LONDON (Reuters) - The man cleared of murdering BBC TV presenter Jill Dando won substantial libel damages from the Sun and the News of the World newspapers on Wednesday over claims he had pestered women with whom he had been obsessed.
Barry George served eight years behind bars after being convicted in 2001 of Dando’s murder until he was released in August last year when a jury acquitted him in a retrial.
Dando, 37, was shot with a gun pressed against her head on the doorstep of her west London home in April 1999.
George always denied being her killer and told newspapers after his release that he had been pursuing another woman on the day of Dando’s death.
His lawyer Gordon Bishop told London’s High Court on Wednesday that George had brought the libel action over a number of articles in the two papers between August and November last year.
He said that the papers’ publisher News Group Newspapers had withdrawn the “false allegations” and apologised for making them. It had agreed to pay him substantial undisclosed damages and all his legal costs, the Press Association reported.
“I am pleased that the matter between myself and News Group Newspapers has been amicably settled following a successful mediation without the need for litigation,” George said.
Bishop said that immediately after his acquittal, George was interviewed by News of the World reporters and the following day by Kay Burley for Sky TV.
The Sun then published articles about the retrial and George, which described a number of issues that had been kept from the jury.
News Group now recognised that those articles would have been understood to mean that there were grounds to suspect George of the murder despite his acquittal,” Bishop said
“The defendant accepts that the verdict of the second jury in acquitting Mr George was correct and it apologises to Mr George for any suggestion otherwise,” he said.
The following day, the News of the World carried a report of the interviews given by George in which he stated that at the time of the murder he was in a disability centre.
“He also said that an hour later he was in conversation with a woman in the street who became a prosecution witness,” the lawyer told the court.
“Although he accepted he was paying possibly unwanted attention to her, she never expressed that to him. The headline for the article was ‘I didn’t kill Jill Dando... I was stalking someone else at the time’. The defendant accepts that Mr George never made that statement.”
Bishop said various allegations were made in both newspapers in October 2008.
These included that George had become obsessed with Burley, that he pestered a woman whose advert about a dog he had answered, and that he became obsessed with Pam Wright, fiancee of Steve Wright, convicted of murdering five prostitutes in Ipswich.
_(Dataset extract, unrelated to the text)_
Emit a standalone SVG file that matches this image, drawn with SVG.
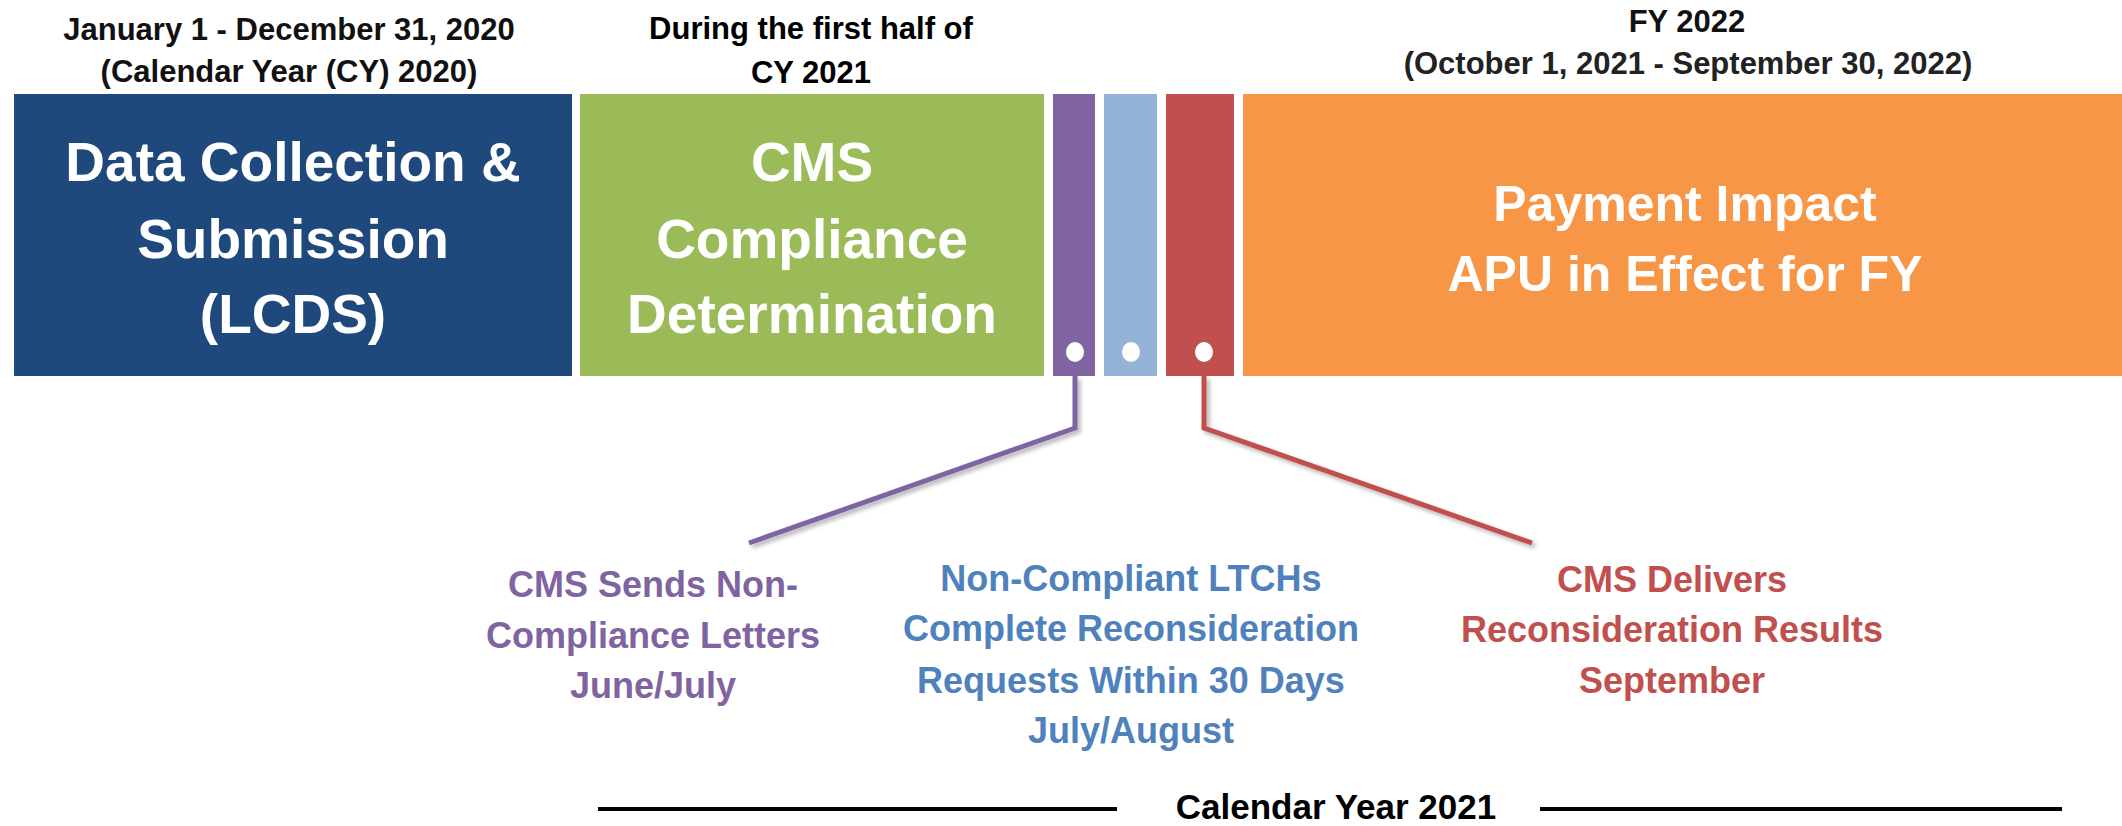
<svg xmlns="http://www.w3.org/2000/svg" width="2122" height="826" viewBox="0 0 2122 826">
<style>
.t{font-family:"Liberation Sans",Arial,sans-serif;font-weight:bold;text-anchor:middle}
.hdr{font-size:31px;fill:#111}
.big{font-size:55px;fill:#fff}
.mid{font-size:50px;fill:#fff}
.lbl{font-size:36px}
.dot{fill:#fff}
.conn{fill:none;stroke-width:5;stroke-linejoin:miter;filter:url(#sh)}
</style>
<defs>
<filter id="sh" x="-20%" y="-20%" width="140%" height="140%">
<feDropShadow dx="3" dy="3" stdDeviation="2" flood-color="#000" flood-opacity="0.3"/>
</filter>
</defs>
<rect width="2122" height="826" fill="#fff"/>

<g id="node-data-collection">
<text class="t hdr" x="289" y="40" fill="#222">January 1 - December 31, 2020</text>
<text class="t hdr" x="289" y="82" fill="#222">(Calendar Year (CY) 2020)</text>
<rect x="14" y="94" width="558" height="282" fill="#1F497D"/>
<text class="t big" x="293" y="181">Data Collection &amp;</text>
<text class="t big" x="293" y="258">Submission</text>
<text class="t big" x="293" y="333">(LCDS)</text>
</g>

<g id="node-compliance">
<text class="t hdr" x="811" y="39" style="fill:#000">During the first half of</text>
<text class="t hdr" x="811" y="83" style="fill:#000">CY 2021</text>
<rect x="580" y="94" width="464" height="282" fill="#9BBB59"/>
<text class="t big" x="812" y="181">CMS</text>
<text class="t big" x="812" y="258">Compliance</text>
<text class="t big" x="812" y="333">Determination</text>
</g>

<g id="node-letters-bar">
<rect x="1053" y="94" width="42" height="282" fill="#8064A2"/>
<ellipse class="dot" cx="1075" cy="352" rx="9" ry="10"/>
</g>

<g id="node-requests-bar">
<rect x="1104" y="94" width="53" height="282" fill="#95B3D7"/>
<ellipse class="dot" cx="1131" cy="352" rx="9" ry="10"/>
</g>

<g id="node-results-bar">
<rect x="1166" y="94" width="68" height="282" fill="#C0504D"/>
<ellipse class="dot" cx="1204" cy="352" rx="9" ry="10"/>
</g>

<g id="node-payment">
<text class="t hdr" x="1687" y="32" style="fill:#111">FY 2022</text>
<text class="t hdr" x="1688" y="74" style="fill:#222">(October 1, 2021 - September 30, 2022)</text>
<rect x="1243" y="94" width="879" height="282" fill="#F79646"/>
<text class="t mid" x="1685" y="221">Payment Impact</text>
<text class="t mid" x="1685" y="291">APU in Effect for FY</text>
</g>

<g id="connectors">
<polyline class="conn" stroke="#8064A2" points="1075,376 1075,428 749,543"/>
<polyline class="conn" stroke="#4F81BD" stroke-width="4" points="1131,376 1131,529"/>
<polyline class="conn" stroke="#C0504D" points="1204,376 1204,428 1532,543"/>
</g>

<g id="node-letters-label" fill="#8064A2">
<text class="t lbl" x="653" y="597">CMS Sends Non-</text>
<text class="t lbl" x="653" y="648">Compliance Letters</text>
<text class="t lbl" x="653" y="698">June/July</text>
</g>

<g id="node-requests-label" fill="#4F81BD">
<text class="t lbl" x="1131" y="591">Non-Compliant LTCHs</text>
<text class="t lbl" x="1131" y="641">Complete Reconsideration</text>
<text class="t lbl" x="1131" y="693">Requests Within 30 Days</text>
<text class="t lbl" x="1131" y="743">July/August</text>
</g>

<g id="node-results-label" fill="#C0504D">
<text class="t lbl" x="1672" y="592">CMS Delivers</text>
<text class="t lbl" x="1672" y="642">Reconsideration Results</text>
<text class="t lbl" x="1672" y="693">September</text>
</g>

<g id="node-calendar-year">
<line x1="598" y1="809" x2="1117" y2="809" stroke="#000" stroke-width="4"/>
<line x1="1540" y1="809" x2="2062" y2="809" stroke="#000" stroke-width="4"/>
<text class="t lbl" x="1336" y="819" fill="#000" style="font-size:35px">Calendar Year 2021</text>
</g>
</svg>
“The defendant now accepts that, although on one occasion Mr George did cycle to Sky TV studios to try to collect a tape of his interview with Kay Burley, Mr George did not pose a threat and was not obsessed with her,” Bishop said.
Dando’s murder led to one of London police’s biggest investigations.
Before George was arrested, detectives examined a wide range of theories. One was that she was killed by a Serb, angry that she had presented a TV fundraiser for Kosovan refugees.
Others suggested she was killed by an ex-lover or by an underworld hitman for her work helping the police on the BBC’s “Crimewatch.”
After George’s release, detectives appealed for new information on the case, saying a 50,000 pound reward was still available.